In 1994, he set up the Kravira company together with some fellow countrymen.

Kravira, which was founded and run by Youssef Nedal Amin, went into liquidation a few years ago. His former partners have recently initiated bankruptcy proceedings against him as a sole proprietorship, writes ej.by.

According to the case materials, the Ram-Global company-developer applied to the court to initiate a procedure to recognize Youssef Nedal Amin as an individual entrepreneur economically unsound. Based on the application, insolvency proceedings were initiated against the once most successful Syrian businessman in Belarus in September. The first court proceeding will take place early this December. The managing body is now collecting claims from creditors.

Youssef Nedal Amin is one of the brightest figures of Belarusian business in the 1990s and 2000s. He studied in Minsk during the Soviet era and in 1994, together with several fellow countrymen (Youssef Nedal Amin became head of the Syrian community in Belarus) who also studied in the Belarusian capital, created Kravira.

It became a major player in several niches. In particular, Kravira managed the Palace clubs and casino and invested in the country's first pizza chain, Zio Pepe. In the second half of the 1990s, Syrian, with the support of the former President's office manager Ivan Titenkov, was engaged in the forestry business. In the early 2000s, he was among the first to focus on real estate investments - commercial and residential.

In the 2000s, Kravira, headed by Youssef Nedal Amin, aspired to become one of the key players in this market. A production base was set up in Zhodino. Kravira started buying land for residential and commercial real estate in Minsk, Grodno, Mogilev, Vitebsk, Bobruisk, and other cities of the country. But the scale ruined the business. The fall of Kravira's construction business began in 2011. State authorities began delivering numerous claims against the businessman. In the end, the company only completed the office centre on Klara Zetkin Street (Kravira City). For a while, VTB Bank headquarters were located there.

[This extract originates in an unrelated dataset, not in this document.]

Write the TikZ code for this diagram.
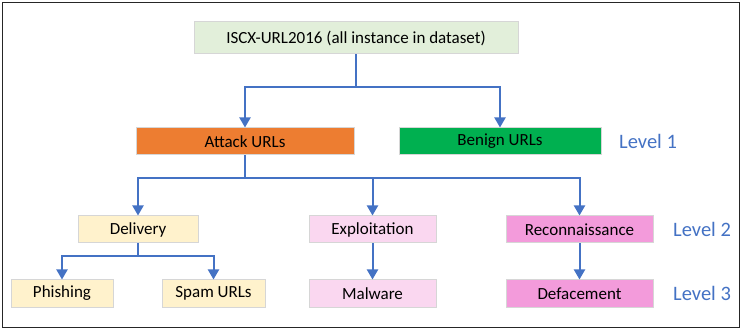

Kravira bankruptcy proceedings started late in 2014. The liquidation of the company ended in 2018.

By the time Kravira's problems began, Youssef Nedal Amin, along with other Belarusian Syrians (Salloum Imad Issa, Al Hamsho Taher Muhammad and others), had become involved in another project - the construction of a business centre next to Kravira City, to be called Ram.

Initially, this plot of land was also allocated to Kravira. It was planned to build there an elite five-star hotel, a shopping complex and a 50-storey business centre. Belarusian Syrians attracted an investor - Jordanian Akram Yakob Salim Beiruti and entered a joint company Beiruti Global and Partners for Construction and Development.

But the Jordanian had financial problems, and he (and gradually the Syrians) were replaced as investors by the owners of the family-run Lebanese company Khoury Group for Investment. It is the Khoury family as well as Haddad Sanaa who now own the existing Ram Business Centre, which is operated by Ram-Global.

According to the MoJ, Youssef Nedal Amin was first the manager of Ram-Global as a sole proprietorship during 2013-2018 and then served as its manager as an individual for a few months in 2018.